LAS VEGAS Doctors are interested in adopting more digital health technologies in the future, Jesse Ehrenfeld, former chair of the board of trustees for the American Medical Association (AMA), said at HIMSS21 here yesterday. 

In fact, the AMA compared survey data on digital health adoption collected in 2019 to results from 2016, and found a “small but significant increase in the advantages that physicians feel digital health” can bring to their patients. 

“I can only imagine what these data would look like today,” Ehrenfeld said, noting that the data was collected pre-COVID-19. 

The survey zeroed in on seven types of tools, including remote monitoring for efficiency, remote monitoring and management for improved care, clinical decision support, patient engagement, tele-visits, point of care and consumer access to data. 

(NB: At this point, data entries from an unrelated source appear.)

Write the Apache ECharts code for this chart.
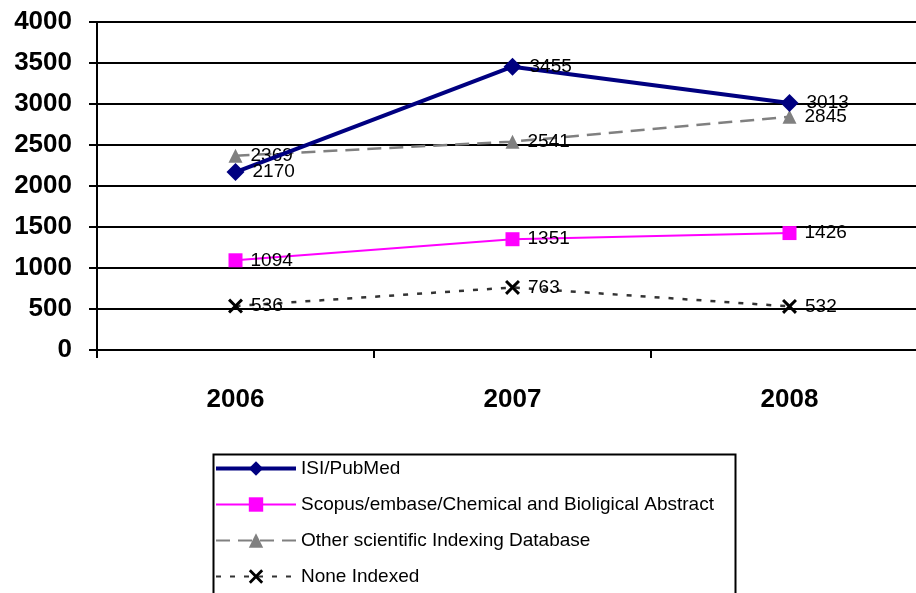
<!DOCTYPE html>
<html>
<head>
<meta charset="utf-8">
<script src="https://cdn.jsdelivr.net/npm/echarts@6/dist/echarts.min.js"></script>
<style>
  html, body { margin: 0; padding: 0; background: #fff; }
  #chart { width: 916px; height: 593px; }
</style>
</head>
<body>
<div id="chart"></div>
<script>
// line chart: indexed publications per year
const years = ['2006', '2007', '2008'];
const isiPubmed = [2170, 3455, 3013];
const scopus = [1094, 1351, 1426];
const otherDb = [2369, 2541, 2845];
const noneIndexed = [536, 763, 532];
const yTicks = { min: 0, max: 4000, interval: 500 };

const crossPath = 'path://M0,1.4L1.4,0L5,3.6L8.6,0L10,1.4L6.4,5L10,8.6L8.6,10L5,6.4L1.4,10L0,8.6L3.6,5Z';
const font = 'Liberation Sans, Arial, sans-serif';

const labelStyle = {
    show: true,
    position: 'right',
    distance: 8,
    color: '#000',
    fontSize: 19,
    fontFamily: font
};

const myChart = echarts.init(document.getElementById('chart'));
const option = {
    animation: false,
    backgroundColor: '#fff',
    // plot area runs past the right edge like in the original
    grid: { left: 97, top: 22, width: 831, height: 328, outerBoundsMode: 'none', containLabel: false },
    // legend box border drawn separately so the legend doesn't wrap
    graphic: [{
        type: 'rect',
        left: 211,
        top: 452,
        shape: { width: 522, height: 160 },
        style: { fill: 'none', stroke: '#000', lineWidth: 2 }
    }],
    legend: {
        orient: 'vertical',
        left: 214,
        top: 459,
        padding: 0,
        itemWidth: 80,
        itemHeight: 18,
        itemGap: 17,
        textStyle: { fontSize: 19, fontFamily: font, color: '#000' },
        data: [
            { name: 'ISI/PubMed', lineStyle: { width: 4 } },
            { name: 'Scopus/embase/Chemical and Bioligical Abstract' },
            { name: 'Other scientific Indexing Database' },
            { name: 'None Indexed' }
        ]
    },
    xAxis: {
        type: 'category',
        data: years,
        boundaryGap: true,
        axisLine: { lineStyle: { color: '#000', width: 2 } },
        axisTick: { show: true, length: 8, lineStyle: { color: '#000', width: 2 } },
        axisLabel: { margin: 37, fontSize: 26, fontWeight: 'bold', fontFamily: font, color: '#000' }
    },
    yAxis: {
        type: 'value',
        min: yTicks.min,
        max: yTicks.max,
        interval: yTicks.interval,
        axisLine: { show: true, lineStyle: { color: '#000', width: 2 } },
        axisTick: { show: true, length: 8, lineStyle: { color: '#000', width: 2 } },
        axisLabel: {
            margin: 25, fontSize: 26, fontWeight: 'bold', fontFamily: font, color: '#000',
            formatter: v => String(v)
        },
        splitLine: { lineStyle: { color: '#000', width: 2 } }
    },
    series: [
        {
            name: 'ISI/PubMed',
            type: 'line',
            data: isiPubmed,
            z: 5,
            symbol: 'diamond',
            symbolSize: 18,
            itemStyle: { color: '#000080' },
            lineStyle: { color: '#000080', width: 4 },
            label: labelStyle
        },
        {
            name: 'Scopus/embase/Chemical and Bioligical Abstract',
            type: 'line',
            data: scopus,
            symbol: 'rect',
            symbolSize: 14,
            itemStyle: { color: '#ff00ff' },
            lineStyle: { color: '#ff00ff', width: 2 },
            label: labelStyle
        },
        {
            name: 'Other scientific Indexing Database',
            type: 'line',
            data: otherDb,
            symbol: 'triangle',
            symbolSize: 14,
            itemStyle: { color: '#808080' },
            lineStyle: { color: '#808080', width: 2.5, type: [14, 8] },
            label: labelStyle
        },
        {
            name: 'None Indexed',
            type: 'line',
            data: noneIndexed,
            symbol: crossPath,
            symbolSize: 15,
            itemStyle: { color: '#000' },
            lineStyle: { color: '#333', width: 2.5, type: [5, 9] },
            label: labelStyle
        }
    ]
};
myChart.setOption(option);
</script>
</body>
</html>
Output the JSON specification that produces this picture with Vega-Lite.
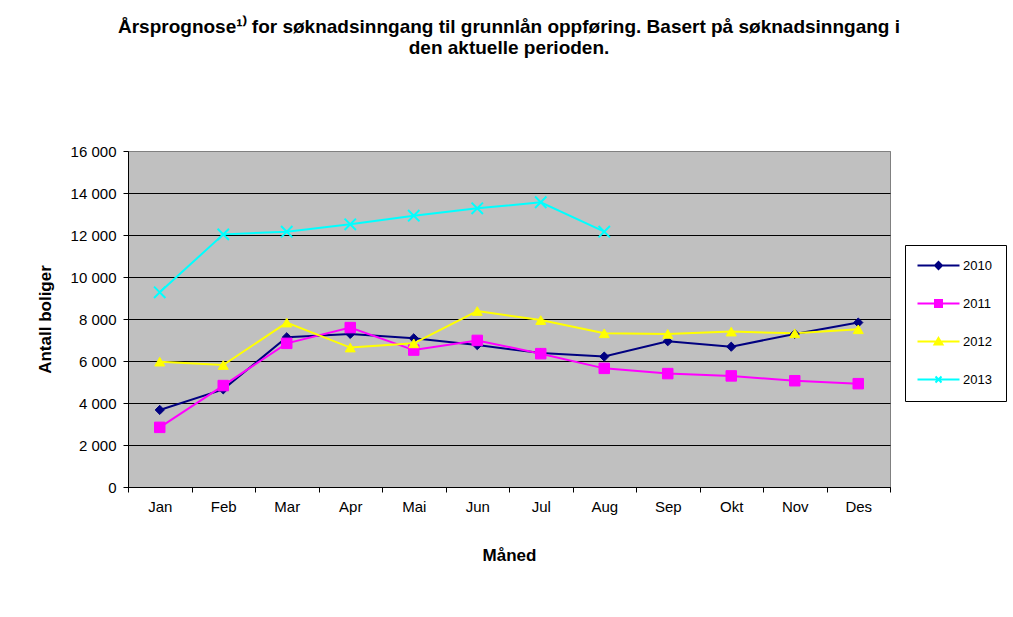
{
  "$schema": "https://vega.github.io/schema/vega-lite/v6.json",
  "width": 762,
  "height": 336,
  "autosize": {"type": "none"},
  "padding": {"left": 128, "top": 151, "right": 123, "bottom": 130},
  "background": "white",
  "title": {
    "text": ["Årsprognose¹⁾ for søknadsinngang til grunnlån oppføring. Basert på søknadsinngang i", "den aktuelle perioden."],
    "font": "Liberation Sans",
    "fontSize": 19,
    "fontWeight": "bold",
    "color": "black",
    "anchor": "middle",
    "frame": "group",
    "lineHeight": 21,
    "offset": 86
  },
  "data": {
    "values": [
      {"month": "Jan", "year": "2010", "value": 3670},
      {"month": "Feb", "year": "2010", "value": 4650},
      {"month": "Mar", "year": "2010", "value": 7130},
      {"month": "Apr", "year": "2010", "value": 7290},
      {"month": "Mai", "year": "2010", "value": 7080},
      {"month": "Jun", "year": "2010", "value": 6760},
      {"month": "Jul", "year": "2010", "value": 6380},
      {"month": "Aug", "year": "2010", "value": 6210},
      {"month": "Sep", "year": "2010", "value": 6940},
      {"month": "Okt", "year": "2010", "value": 6680},
      {"month": "Nov", "year": "2010", "value": 7290},
      {"month": "Des", "year": "2010", "value": 7830},
      {"month": "Jan", "year": "2011", "value": 2840},
      {"month": "Feb", "year": "2011", "value": 4830},
      {"month": "Mar", "year": "2011", "value": 6840},
      {"month": "Apr", "year": "2011", "value": 7590},
      {"month": "Mai", "year": "2011", "value": 6520},
      {"month": "Jun", "year": "2011", "value": 6980},
      {"month": "Jul", "year": "2011", "value": 6350},
      {"month": "Aug", "year": "2011", "value": 5650},
      {"month": "Sep", "year": "2011", "value": 5400},
      {"month": "Okt", "year": "2011", "value": 5290},
      {"month": "Nov", "year": "2011", "value": 5060},
      {"month": "Des", "year": "2011", "value": 4920},
      {"month": "Jan", "year": "2012", "value": 5970},
      {"month": "Feb", "year": "2012", "value": 5810},
      {"month": "Mar", "year": "2012", "value": 7830},
      {"month": "Apr", "year": "2012", "value": 6640},
      {"month": "Mai", "year": "2012", "value": 6840},
      {"month": "Jun", "year": "2012", "value": 8380},
      {"month": "Jul", "year": "2012", "value": 7950},
      {"month": "Aug", "year": "2012", "value": 7320},
      {"month": "Sep", "year": "2012", "value": 7290},
      {"month": "Okt", "year": "2012", "value": 7400},
      {"month": "Nov", "year": "2012", "value": 7320},
      {"month": "Des", "year": "2012", "value": 7510},
      {"month": "Jan", "year": "2013", "value": 9270},
      {"month": "Feb", "year": "2013", "value": 12030},
      {"month": "Mar", "year": "2013", "value": 12160},
      {"month": "Apr", "year": "2013", "value": 12510},
      {"month": "Mai", "year": "2013", "value": 12920},
      {"month": "Jun", "year": "2013", "value": 13270},
      {"month": "Jul", "year": "2013", "value": 13560},
      {"month": "Aug", "year": "2013", "value": 12160}
    ]
  },
  "encoding": {
    "x": {
      "field": "month",
      "type": "nominal",
      "sort": ["Jan", "Feb", "Mar", "Apr", "Mai", "Jun", "Jul", "Aug", "Sep", "Okt", "Nov", "Des"],
      "scale": {"type": "band", "paddingInner": 0, "paddingOuter": 0},
      "axis": {
        "title": "Måned",
        "labelAngle": 0,
        "tickBand": "extent",
        "grid": false,
        "domainColor": "black",
        "tickColor": "black",
        "tickSize": 5,
        "labelPadding": 7,
        "labelFontSize": 15,
        "labelColor": "black",
        "titleFontSize": 17,
        "titleFontWeight": "bold",
        "titleColor": "black",
        "titlePadding": 33
      }
    },
    "y": {
      "field": "value",
      "type": "quantitative",
      "scale": {"domain": [0, 16000], "nice": false},
      "axis": {
        "title": "Antall boliger",
        "values": [0, 2000, 4000, 6000, 8000, 10000, 12000, 14000, 16000],
        "labelExpr": "replace(format(datum.value, ','), ',', ' ')",
        "grid": true,
        "gridColor": {"condition": {"test": "datum.value == 16000", "value": "#808080"}, "value": "black"},
        "gridWidth": 1,
        "domainColor": "black",
        "tickColor": "black",
        "tickSize": 5,
        "labelPadding": 7,
        "labelFontSize": 15,
        "labelColor": "black",
        "titleFontSize": 17,
        "titleFontWeight": "bold",
        "titleColor": "black",
        "titlePadding": 16
      }
    },
    "color": {
      "field": "year",
      "type": "nominal",
      "scale": {"domain": ["2010", "2011", "2012", "2013"], "range": ["#000080", "#FF00FF", "#FFFF00", "#00FFFF"]},
      "legend": {
        "title": null,
        "orient": "none",
        "legendX": 777,
        "legendY": 94,
        "strokeColor": "black",
        "fillColor": "white",
        "padding": 14,
        "rowPadding": 23,
        "symbolSize": 100,
        "symbolOffset": 13,
        "labelOffset": 18,
        "labelFontSize": 13,
        "labelColor": "black",
        "labelFont": "Liberation Sans",
        "encoding": {
          "symbols": {
            "shape": {"value": {"expr": "datum.value == '2010' ? 'M-4.2,0H4.2M0,-0.7L0.7,0L0,0.7L-0.7,0Z' : datum.value == '2011' ? 'M-4.2,0H4.2M-0.7,-0.7H0.7V0.7H-0.7Z' : datum.value == '2012' ? 'M-4.2,0H4.2M0,-0.7L0.8,0.6H-0.8Z' : 'M-4.2,0H4.2M-0.6,-0.6L0.6,0.6M-0.6,0.6L0.6,-0.6'"}},
            "fill": {"value": {"expr": "scale('color', datum.value)"}},
            "stroke": {"value": {"expr": "scale('color', datum.value)"}},
            "strokeWidth": {"value": 2},
            "size": {"value": 100},
            "opacity": {"value": 1}
          }
        }
      }
    }
  },
  "layer": [
    {
      "mark": {"type": "line", "strokeWidth": 2}
    },
    {
      "transform": [{"filter": "datum.year == '2010'"}],
      "mark": {"type": "point", "filled": true, "opacity": 1, "shape": "diamond", "size": 85, "stroke": "#000080", "strokeWidth": 1}
    },
    {
      "transform": [{"filter": "datum.year == '2011'"}],
      "mark": {"type": "point", "filled": true, "opacity": 1, "shape": "square", "size": 110, "stroke": "#FF00FF", "strokeWidth": 1}
    },
    {
      "transform": [{"filter": "datum.year == '2012'"}],
      "mark": {"type": "point", "filled": true, "opacity": 1, "shape": "triangle-up", "size": 100, "stroke": "#FFFF00", "strokeWidth": 1}
    },
    {
      "transform": [{"filter": "datum.year == '2013'"}],
      "mark": {"type": "point", "filled": false, "opacity": 1, "shape": "M-1,-1L1,1M-1,1L1,-1", "size": 130, "strokeWidth": 2}
    }
  ],
  "config": {
    "font": "Liberation Sans",
    "view": {"fill": "#C0C0C0", "stroke": "#808080", "strokeWidth": 1}
  }
}
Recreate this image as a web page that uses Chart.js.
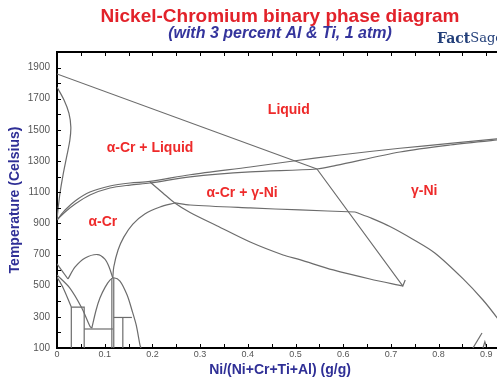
<!DOCTYPE html>
<html>
<head>
<meta charset="utf-8">
<script src="https://cdn.jsdelivr.net/npm/chart.js@4"></script>
<style>
html, body { margin: 0; padding: 0; overflow: hidden; background: #fff; }
#wrap { width: 560px; height: 384px; }
</style>
</head>
<body>
<div id="wrap"><canvas id="phaseChart"></canvas></div>
<script>
// axis ticks
const xTickValues = [0, 0.05, 0.1, 0.15, 0.2, 0.25, 0.3, 0.35, 0.4, 0.45, 0.5, 0.55, 0.6, 0.65, 0.7, 0.75, 0.8, 0.85, 0.9, 0.95, 1];
const xLabelValues = [0, 0.1, 0.2, 0.3, 0.4, 0.5, 0.6, 0.7, 0.8, 0.9, 1];
const yTickValues = [100, 200, 300, 400, 500, 600, 700, 800, 900, 1000, 1100, 1200, 1300, 1400, 1500, 1600, 1700, 1800, 1900, 2000];
const yLabelValues = [100, 300, 500, 700, 900, 1100, 1300, 1500, 1700, 1900];

// phase boundaries as [x (g/g), T (Celsius)]
const liquidusLeft = [[0, 1859], [0.545, 1249]];
const liquidusDrop = [[0.545, 1249], [0.725, 498], [0.730, 536]];
const upperBranch = [[0, 922], [0.017, 986], [0.038, 1044], [0.069, 1101], [0.111, 1140], [0.153, 1159], [0.195, 1169], [0.279, 1212], [0.405, 1262], [0.488, 1297], [0.593, 1339], [0.719, 1382], [0.824, 1413], [0.922, 1442], [0.95, 1450]];
const lowerBranch = [[0, 922], [0.017, 973], [0.038, 1024], [0.069, 1082], [0.111, 1127], [0.153, 1146], [0.195, 1159], [0.279, 1198], [0.405, 1230], [0.545, 1249], [0.585, 1272], [0.719, 1358], [0.824, 1403], [0.922, 1435], [0.95, 1442]];
const noseLeft = [[0, 1775], [0.0147, 1692], [0.025, 1608], [0.029, 1519], [0.027, 1435], [0.021, 1339], [0.0126, 1210], [0.0063, 1095], [0.002, 986], [0, 922]];
const valleyCurve = [[0.195, 1166], [0.222, 1095], [0.247, 1031], [0.279, 970], [0.335, 885], [0.405, 780], [0.474, 697], [0.509, 667], [0.579, 601], [0.656, 543], [0.725, 498]];
const crSolvus = [[0.117, 549], [0.119, 620], [0.128, 729], [0.140, 812], [0.159, 895], [0.184, 960], [0.216, 1005], [0.247, 1031]];
const flatSolvus = [[0.247, 1031], [0.279, 1018], [0.405, 999], [0.509, 986], [0.625, 973]];
const niSolvus = [[0.625, 973], [0.660, 932], [0.698, 880], [0.745, 800], [0.792, 710], [0.851, 545], [0.893, 408], [0.922, 296], [0.94, 215]];
const lowLine = [[0, 640], [0.023, 543]];
const lowArch = [[0.023, 543], [0.038, 620], [0.059, 678], [0.085, 700], [0.100, 672], [0.109, 622], [0.117, 549]];
const vCurve = [[0, 569], [0.027, 485], [0.052, 357], [0.069, 240], [0.073, 228]];
const steepCurve = [[0, 556], [0.013, 485], [0.030, 363]];
const rightArch = [[0.073, 228], [0.082, 344], [0.090, 421], [0.101, 491], [0.111, 536], [0.119, 551], [0.132, 530], [0.147, 440], [0.157, 344], [0.166, 248], [0.174, 119], [0.176, 100]];
const stepA = [[0.030, 363], [0.030, 100]];
const stepB = [[0.030, 363], [0.057, 363], [0.057, 100]];
const stepC = [[0.057, 222], [0.117, 222]];
const stepD = [[0.115, 549], [0.115, 100]];
const stepE = [[0.119, 549], [0.119, 100]];
const stepF = [[0.119, 296], [0.157, 296]];
const stepG = [[0.138, 296], [0.138, 100]];
const niEdgeLine = [[0.872, 100], [0.891, 196]];
const niEdgeBump = [[0.893, 100], [0.897, 140], [0.901, 100]];

// region labels [text, x, T]
const regionLabels = [
    ['Liquid', 0.486, 1628],
    ['\u03b1-Cr + Liquid', 0.195, 1384],
    ['\u03b1-Cr + \u03b3-Ni', 0.388, 1095],
    ['\u03b3-Ni', 0.770, 1108],
    ['\u03b1-Cr', 0.096, 909]
];

const curves = [upperBranch, lowerBranch, noseLeft, valleyCurve, crSolvus, flatSolvus, niSolvus, lowArch, vCurve, steepCurve, rightArch];
const straights = [liquidusLeft, liquidusDrop, lowLine, stepA, stepB, stepC, stepD, stepE, stepF, stepG, niEdgeLine, niEdgeBump];

const makeSet = (pts, tension) => ({
    data: pts.map(p => ({ x: p[0], y: p[1] })),
    showLine: true,
    borderColor: '#6c6c6c',
    borderWidth: 1.2,
    pointRadius: 0,
    pointHoverRadius: 0,
    fill: false,
    tension: tension
});

const datasets = curves.map(c => makeSet(c, 0.3)).concat(straights.map(s => makeSet(s, 0)));

const FONT = '"Liberation Sans", Arial, sans-serif';

const decor = {
    id: 'decor',
    afterDraw(chart) {
        const { ctx, chartArea: a } = chart;
        const x = chart.scales.x, y = chart.scales.y;
        ctx.save();

        // top border and inward ticks
        ctx.strokeStyle = '#000';
        ctx.lineWidth = 2;
        ctx.beginPath();
        ctx.moveTo(a.left - 1, a.top);
        ctx.lineTo(a.right, a.top);
        ctx.stroke();
        ctx.lineWidth = 1;
        ctx.beginPath();
        xTickValues.forEach(v => {
            const px = Math.round(x.getPixelForValue(v)) + 0.5;
            ctx.moveTo(px, a.bottom);
            ctx.lineTo(px, a.bottom - 4);
            ctx.moveTo(px, a.top);
            ctx.lineTo(px, a.top + 4);
        });
        yTickValues.forEach(v => {
            const py = Math.round(y.getPixelForValue(v)) + 0.5;
            ctx.moveTo(a.left, py);
            ctx.lineTo(a.left + 4, py);
        });
        ctx.stroke();

        // titles
        ctx.textAlign = 'center';
        ctx.textBaseline = 'middle';
        ctx.fillStyle = '#e2222a';
        ctx.font = 'bold 19px ' + FONT;
        ctx.fillText('Nickel-Chromium binary phase diagram', 280, 17);
        ctx.fillStyle = '#34349c';
        ctx.font = 'italic bold 16px ' + FONT;
        ctx.fillText('(with 3 percent Al & Ti, 1 atm)', 280, 34);

        // logo text
        ctx.textAlign = 'left';
        ctx.fillStyle = '#24407a';
        ctx.font = 'bold 14px "DejaVu Serif", serif';
        ctx.fillText('Fact', 437, 39);
        const w = ctx.measureText('Fact').width;
        ctx.font = '13px "DejaVu Serif", serif';
        ctx.fillText('Sage', 437 + w, 39);

        // x axis title
        ctx.textAlign = 'center';
        ctx.fillStyle = '#2f2f96';
        ctx.font = 'bold 14px ' + FONT;
        ctx.fillText('Ni/(Ni+Cr+Ti+Al) (g/g)', 280, 370);

        // region labels
        ctx.fillStyle = '#ee2a2a';
        ctx.font = 'bold 14px ' + FONT;
        regionLabels.forEach(r => {
            ctx.fillText(r[0], x.getPixelForValue(r[1]), y.getPixelForValue(r[2]));
        });
        ctx.restore();
    }
};

new Chart(document.getElementById('phaseChart'), {
    type: 'scatter',
    data: { datasets: datasets },
    options: {
        responsive: true,
        maintainAspectRatio: false,
        animation: false,
        layout: { padding: { top: 52, right: 26, left: 0, bottom: 0 } },
        plugins: {
            legend: { display: false },
            tooltip: { enabled: false }
        },
        scales: {
            x: {
                type: 'linear',
                min: 0,
                max: 1,
                afterBuildTicks: (scale) => { scale.ticks = xTickValues.map(v => ({ value: v })); },
                afterFit: (scale) => { scale.height = 36; },
                grid: { display: false, drawTicks: false },
                border: { display: true, color: '#000', width: 2 },
                ticks: {
                    autoSkip: false,
                    maxRotation: 0,
                    padding: 1,
                    color: '#555',
                    font: { size: 9, family: FONT },
                    callback: function (value) {
                        const hit = xLabelValues.find(v => Math.abs(v - value) < 1e-6);
                        if (hit === undefined) return '';
                        return hit === 0 ? '0' : hit.toFixed(1);
                    }
                }
            },
            y: {
                type: 'linear',
                min: 100,
                max: 2000,
                afterBuildTicks: (scale) => { scale.ticks = yTickValues.map(v => ({ value: v })); },
                afterFit: (scale) => { scale.width = 57; },
                grid: { display: false, drawTicks: false },
                border: { display: true, color: '#000', width: 2 },
                ticks: {
                    autoSkip: false,
                    padding: 7,
                    color: '#555',
                    font: { size: 10, family: FONT },
                    callback: function (value) {
                        return yLabelValues.includes(value) ? String(value) : '';
                    }
                },
                title: {
                    display: true,
                    text: 'Temperature (Celsius)',
                    color: '#2f2f96',
                    font: { size: 14, weight: 'bold', family: FONT },
                    padding: { top: 7, bottom: 0 }
                }
            }
        }
    },
    plugins: [decor]
});
</script>
</body>
</html>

“The use of digital tools again in 2016 and 2019 has risen significantly across all seven of those [categories] … and the average number of tools has increased,” Ehrenfeld said. “And interestingly, older physicians and those less enthusiastic [about] using technologies there’s a lot of overlap, but it’s not completely … are catching up and there are some folks that were lagging in terms of their adoption [who] are starting to catch up.”

Doctors are especially interested in monitoring their patients outside the four halls of a hospital or clinic. 

“While all digital tools have seen an increase in that three-year period from ’16 to ’19, remote care tools have seen the biggest jumps so far,” Ehrenfeld said. “Remote care tools are also at the highest likelihood of those wanting to adopt if they haven’t already in the next three years.” 

The survey results show that the number of physicians interested in adopting augmented intelligence tools is very high; however, current adoption, at least as of 2019, is low. 

Some of the biggest requirements that doctors listed in the survey were EHR integration, getting coverage for a stand-alone practice, the liability of these products and safety and efficacy of these tools, and that the tools are as good as traditional care. 

What’s next? 

While digital adoption has come a long way, Ehrenfeld said for tech to take off generally there are four questions that doctors really want to know before adopting these tools: 

“Does it work? Will I get paid? Will I get sued? Will it work in my practice?”

During the COVID-19 pandemic, there was a massive uptick in digital tools and virtual care visits. And Ehrenfeld said the interest in this space isn’t going away. 

“Millions of Americans have lost their employer-provided healthcare coverage, and they get a $40 virtual doctor visit at a care clinic and that’s pretty appealing to patients all over the U.S,” he said. 

Patients and doctors are interested in continuing to use virtual health and other tools that may have first been implemented during the pandemic. In fact, 68% of clinicians said they are motivated to increase telehealth, and 75% said telehealth helped them boost their care, according to the COVID-19 Healthcare Coalition. 

Beyond telehealth, Ehrenfeld noted that there is a lot of possibility for tools such as augmented reality; however, exactly what this tech will look like in the future is still being ironed out.